Desperté en mi cabina. El horizonte estaba nítido y puro. Las montañas eternas, el sol intemporal, el azul infinito. El manager del complejo me comunicó que ese día venía el dueño. Quería conocerme. Fui invitado a su mesa. Era un kurdo educado, su inglés era muy bueno. Vivía en Suecia desde hacía tiempo. De allí había tomado el modelo para su surrealista complejo en el epicentro de la asolada serranía kurda, a tan solo 70 kilómetros de la frontera con Irán, una zona bastante conflictiva que no se prevé muy turística en los próximos años.

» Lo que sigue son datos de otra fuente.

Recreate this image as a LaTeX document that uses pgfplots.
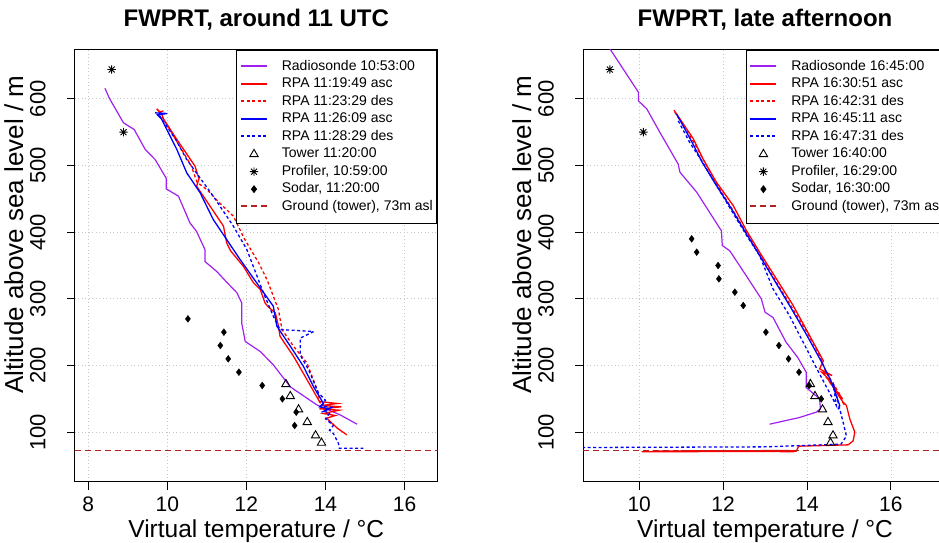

Él tipo estaba sorprendido de verme allí. Quiso saber la razón por la qué había viajado a Irak. No era una cuestión fácil de responder, así que le dije a él lo mismo que al capitán del control en Erbil cuando me hizo la misma pregunta.
—¿Usted ve las noticias en televisión?
—Sí, claro—contestó.
—Pues yo no—dije—. No me creo lo que dicen. Prefiero verlo por mí mismo.